Acabei de ver um homem morto. Seu corpo estava em uma curva e seu sangue demarcava algum trajeto. Haviam policiais em volta e uma lona preta cobria o seu corpo que, aos poucos, esfriava no chão do asfalto.
A princípio pensei que poderia ter sido um atropelamento de um pobre cão, já que um carro e 3 motos da polícia criavam um círculo, e bem sei que eles gostam de cães… Meu coração deu um sobressalto.
Reduzi a marcha do meu carro enquanto buscava um pouco de ar, porque precisava passar ao lado. Não era um pobre cão, era uma pobre vida ceifada. Só ouvi da pessoa que mais amo ao meu lado que “não é um cachorro, é uma pessoa. Veja, morreu há pouco. Sinta o cheiro forte de sangue no chão”. Sua voz ao meu lado, no carona, não era mais apenas a sua doce voz, era uma voz diferente, semelhante à da intuição que fala com a gente de forma leve e marcante…
Não pude sentir o cheiro do sangue, pois que sentia o calafrio tomar conta do meu corpo. Firmei mais ainda minhas mãos ao volante, era preciso manter o controle da direção, mas minha cabeça tonteava.
Minha doce amada, sempre ao meu lado, seja como carona ou dirigindo conhecia o lado duro da vida. Estagiou durante bom tempo de sua faculdade de Direito no IML. Conhecia os fundamentos da necropsia. Embora lançasse um olhar técnico na rápida passagem sobre o local ainda mantinha os seus sentimentos. Não endureceu como muitos na profissão.
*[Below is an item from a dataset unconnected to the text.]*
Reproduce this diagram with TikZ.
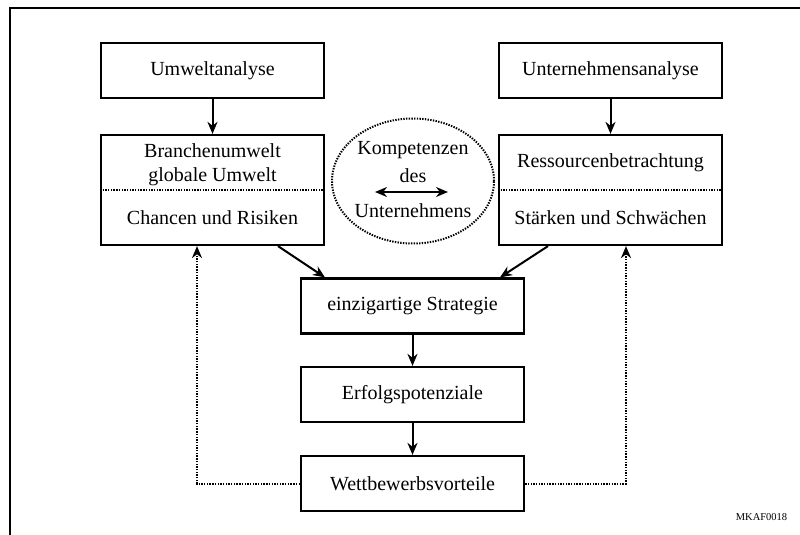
\documentclass[tikz,border=0pt]{standalone}
\usepackage{fontspec}
\setmainfont{Liberation Serif}
\usetikzlibrary{shapes,arrows.meta,calc}

\begin{document}
\begin{tikzpicture}[x=1pt,y=-1pt,font=\fontsize{20}{24}\selectfont,
  box/.style={draw,line width=2.2pt,minimum width=223pt,minimum height=55pt,inner sep=0pt},
  pfeil/.style={line width=2pt,-{Stealth[length=12pt,width=10pt]}},
  rueck/.style={line width=2pt,dash pattern=on 1.4pt off 1.3pt,-{Stealth[length=12pt,width=10pt]}},
  teiler/.style={line width=2pt,dash pattern=on 1.4pt off 1.3pt}]
\useasboundingbox (0,0) rectangle (800,535);
\draw[line width=1.8pt] (800,8) -- (10,8) -- (10,535);

% obere Reihe
\node[box] (umwelt) at (212.5,70.5) {Umweltanalyse};
\node[box] (unternehmen) at (610.5,70.5) {Unternehmensanalyse};

% Analysekaesten mit Teiler
\node[box,minimum height=110pt] (branche) at (212.5,190) {};
\node[box,minimum height=110pt] (ressourcen) at (610.5,190) {};
\draw[teiler] (branche.west) -- (branche.east);
\draw[teiler] (ressourcen.west) -- (ressourcen.east);
\node[align=center] (brancheoben) at (212.5,165) {Branchenumwelt\\globale Umwelt};
\node (chancen) at (212.5,218) {Chancen und Risiken};
\node (ressoben) at (610.5,163) {Ressourcenbetrachtung};
\node (staerken) at (610.5,218) {Stärken und Schwächen};

% Kompetenzen
\node[draw,ellipse,teiler,minimum width=162pt,minimum height=125pt] (kompetenz) at (413,181) {};
\node (kompo) at (413,150) {Kompetenzen};
\node (des) at (413,176) {des};
\node (unt) at (413,211) {Unternehmens};
\coordinate (kl) at (375,192);
\coordinate (kr) at (448,192);
\draw[line width=2pt,{Stealth[length=12pt,width=10pt]}-{Stealth[length=12pt,width=10pt]}] (kl) -- (kr);

% mittlere Spalte
\node[box] (strategie) at (412.5,306) {einzigartige Strategie};
\node[box] (erfolg) at (412.5,394.5) {Erfolgspotenziale};
\node[box] (vorteil) at (412.5,483.5) {Wettbewerbsvorteile};

\draw[pfeil] (umwelt) -- (branche);
\draw[pfeil] (unternehmen) -- (ressourcen);
\draw[pfeil] ([xshift=65.5pt]branche.south) -- ([xshift=-87.5pt]strategie.north);
\draw[pfeil] ([xshift=-62.5pt]ressourcen.south) -- ([xshift=87.5pt]strategie.north);
\foreach \a/\b in {strategie/erfolg,erfolg/vorteil}
  \draw[pfeil] (\a) -- (\b);

% Rueckkopplung
\draw[rueck] (vorteil.west) -| ([xshift=-15.5pt]branche.south);
\draw[rueck] (vorteil.east) -| ([xshift=15.5pt]ressourcen.south);

\node[font=\fontsize{10.5}{12}\selectfont] (kennung) at (761.5,517) {MKAF0018};
\end{tikzpicture}
\end{document}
E quanto a mim? Além de filósofa e escritora, também sou jornalista. E durante meus tempos corridos de redação cobria muita “notícia ruim”. Frequentava assiduamente delegacia, batalhão de polícia. Tirando algum delegado soberbo, cuja característica podia ser medida pelo tamanho e disposição de sua gravata, muitas das vezes tortas, os policiais sempre foram receptivos. Mas eu nunca tinha me deparado com situação como esta de agora…
Deixei-a no trabalho e precisava voltar para começar o meu dia, a minha labuta diária frente ao computador. Nunca fiz um pequeno trajeto tão devagar. Precisava manter o controle, para enfrentar novamente aquela imagem.
Por mais que não atue no jornalismo há alguns anos precisava parar e conversar com algum policial. Logo vi que um jornalista estava presente iniciando a sua tarefa difícil, a primeira do dia…
O cheiro da morte era nauseante. Não olhei para o corpo, embora se mantivesse tampado com a lona queria evitar qualquer outra imagem difícil que me impressionasse mais do que já estava.
Perguntei ao primeiro policial que encontrei se aquele crime poderia ser um “acerto de contas” típico do tráfego de drogas ou se havia algum outro perigo que precisasse ficar mais atenta, pois eu precisaria passar novamente pelo local no final da tarde.
Ele mecanicamente me respondeu que o que tinham verificado era que aquela morte havia ocorrido no início da manhã, e devido a localidade poderia ser sim um acerto de contas. Quando indaguei sobre a minha preocupação em ter que passar novamente no local, ele me disse que poderia ficar tranquila que ninguém atiraria em mim.
Instintivamente disse que esperava que não, mas que tinha outra preocupação relacionada aos embates terríveis que presenciamos ao longo das últimas semanas, devido as eleições presidenciais.
Ele retomou mecanicamente a fala ponderando que “90% das mortes ocorridas na cidade eram motivadas pelo tráfego de drogas”.
Era difícil me manter por mais alguns segundos naquele local. Agradeci e desejei-lhe um bom dia de trabalho. Voltei para o meu carro, mas antes pude ouvir — para a sorte ou azar de minha surdez — um outro policial falar, entre eles, “será que ele (a vítima) votou no 17?”.
Parti com aquela ambígua declaração em minha mente. A vida se faz e desfaz em meio a tanta indiferença. A vítima poderia ser um bandido ou não, isso não faz diferença para a “foice ceifadora”. É uma vida que se vai, mais uma que se cala. Mais uma história que se perde.
Sigo. Segunda, terceira, quarta marcha até. Para uns “é a vida que segue”, para mim não. Estou impressionada. É difícil, por ora necessário. Não perdi minha humanidade.